----- Listed entries

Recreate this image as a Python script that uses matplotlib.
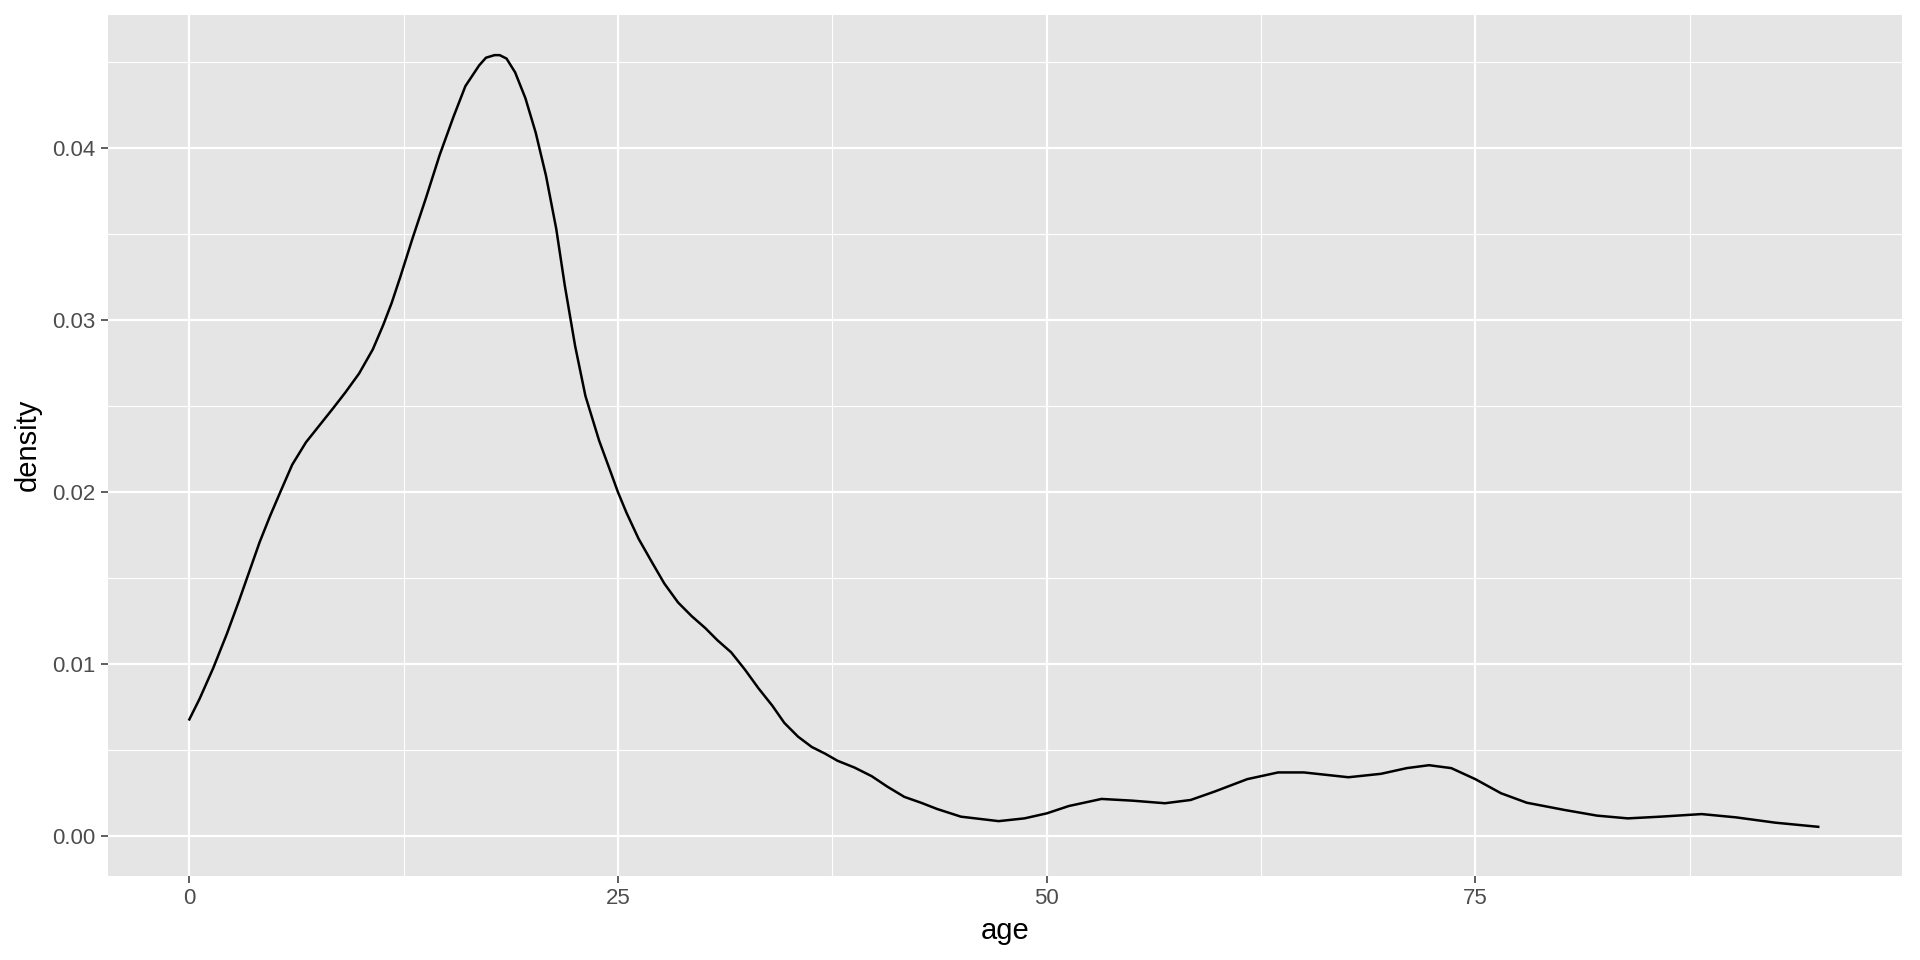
import matplotlib
matplotlib.use("Agg")
import matplotlib.pyplot as plt
from matplotlib.ticker import FixedLocator

# 密度曲线上读取的点 (age, density)
age = [0, 0.6, 1.4, 2.2, 2.9, 3.5, 4.1, 4.7, 5.3, 6.0, 6.8, 7.6, 8.4, 9.1,
       9.9, 10.7, 11.3, 11.8, 12.3, 13.0, 13.8, 14.6, 15.4, 16.1, 16.9, 17.3,
       17.8, 18.1, 18.5, 19.0, 19.6, 20.2, 20.8, 21.4, 21.9, 22.5, 23.1, 23.9,
       24.6, 25.0, 25.5, 26.2, 27.0, 27.7, 28.5, 29.3, 30.1, 30.8, 31.6, 32.4,
       33.2, 34.0, 34.7, 35.5, 36.3, 37.1, 37.8, 38.8, 39.8, 40.7, 41.7, 42.7,
       43.6, 45.0, 47.2, 48.7, 50.0, 51.3, 53.2, 55.0, 56.9, 58.4, 59.8, 61.7,
       63.5, 65.0, 67.6, 69.5, 71.0, 72.3, 73.6, 75.0, 76.5, 78.0, 80.2, 82.1,
       83.9, 85.8, 88.2, 90.2, 92.5, 95.0]
density = [0.0068, 0.0080, 0.0098, 0.0118, 0.0137, 0.0154, 0.0171, 0.0186,
           0.0200, 0.0216, 0.0229, 0.0239, 0.0249, 0.0258, 0.0269, 0.0283,
           0.0297, 0.0310, 0.0325, 0.0347, 0.0371, 0.0396, 0.0418, 0.0436,
           0.0448, 0.04525, 0.0454, 0.0454, 0.0452, 0.0444, 0.0429, 0.0409,
           0.0384, 0.0353, 0.0320, 0.0285, 0.0256, 0.0230, 0.0211, 0.0200,
           0.0188, 0.0173, 0.0159, 0.0147, 0.0136, 0.0128, 0.0121, 0.0114,
           0.0107, 0.0097, 0.0086, 0.0076, 0.0066, 0.0058, 0.0052, 0.0048,
           0.0044, 0.0040, 0.0035, 0.0029, 0.0023, 0.00195, 0.0016, 0.00115,
           0.00089, 0.00105, 0.00134, 0.00177, 0.00218, 0.00208, 0.00193,
           0.00212, 0.00261, 0.00333, 0.00372, 0.00372, 0.00344, 0.00364,
           0.00397, 0.00414, 0.00397, 0.00333, 0.00251, 0.00196, 0.00154,
           0.00121, 0.00105, 0.00115, 0.0013, 0.00111, 0.0008, 0.00056]

x_ticks = [0, 25, 50, 75]
y_ticks = [0.00, 0.01, 0.02, 0.03, 0.04]
y_labels = ["0.00", "0.01", "0.02", "0.03", "0.04"]

plt.rcParams["font.family"] = ["Liberation Sans", "DejaVu Sans"]

fig = plt.figure(figsize=(19.2, 9.6), dpi=100)
ax = fig.add_axes([0.0561, 0.088, 0.9343, 0.8967])
ax.set_facecolor("#E5E5E5")

# ggplot 风格的网格
ax.set_axisbelow(True)
ax.xaxis.set_major_locator(FixedLocator(x_ticks))
ax.xaxis.set_minor_locator(FixedLocator([12.5, 37.5, 62.5, 87.5]))
ax.yaxis.set_major_locator(FixedLocator(y_ticks))
ax.yaxis.set_minor_locator(FixedLocator([0.005, 0.015, 0.025, 0.035, 0.045]))
ax.grid(which="major", color="white", linewidth=1.6)
ax.grid(which="minor", color="white", linewidth=0.8)
ax.set_yticklabels(y_labels)

ax.plot(age, density, color="black", linewidth=1.8, solid_joinstyle="round")

ax.set_xlim(-4.76, 99.86)
ax.set_ylim(-0.00227, 0.04775)

for s in ax.spines.values():
    s.set_visible(False)
ax.tick_params(which="major", length=5, width=1.1, color="#333333",
               labelsize=16, labelcolor="#4D4D4D", pad=4)
ax.tick_params(which="minor", length=0)

ax.set_xlabel("age", fontsize=21, color="black", labelpad=6)
ax.set_ylabel("density", fontsize=21, color="black", labelpad=7)

fig.savefig("out.png", dpi=100)
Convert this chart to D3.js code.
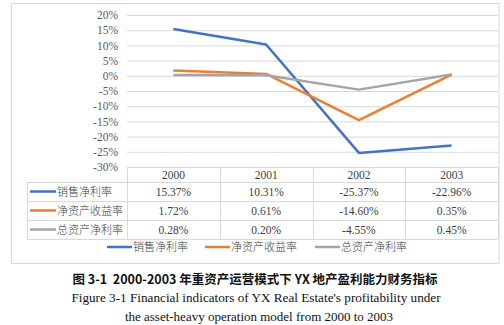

----------

- [What to do]: Repeat the lines of the listing above verbatim, beginning at its first line and ending at the line containing "from matplotlib.ticker import FixedLocator", which is included. Omit pictures.

- [Solution to the exercise]:
Recreate this image as a Python script that uses matplotlib.
import matplotlib
matplotlib.use("Agg")
import matplotlib.pyplot as plt
from matplotlib.ticker import FixedLocator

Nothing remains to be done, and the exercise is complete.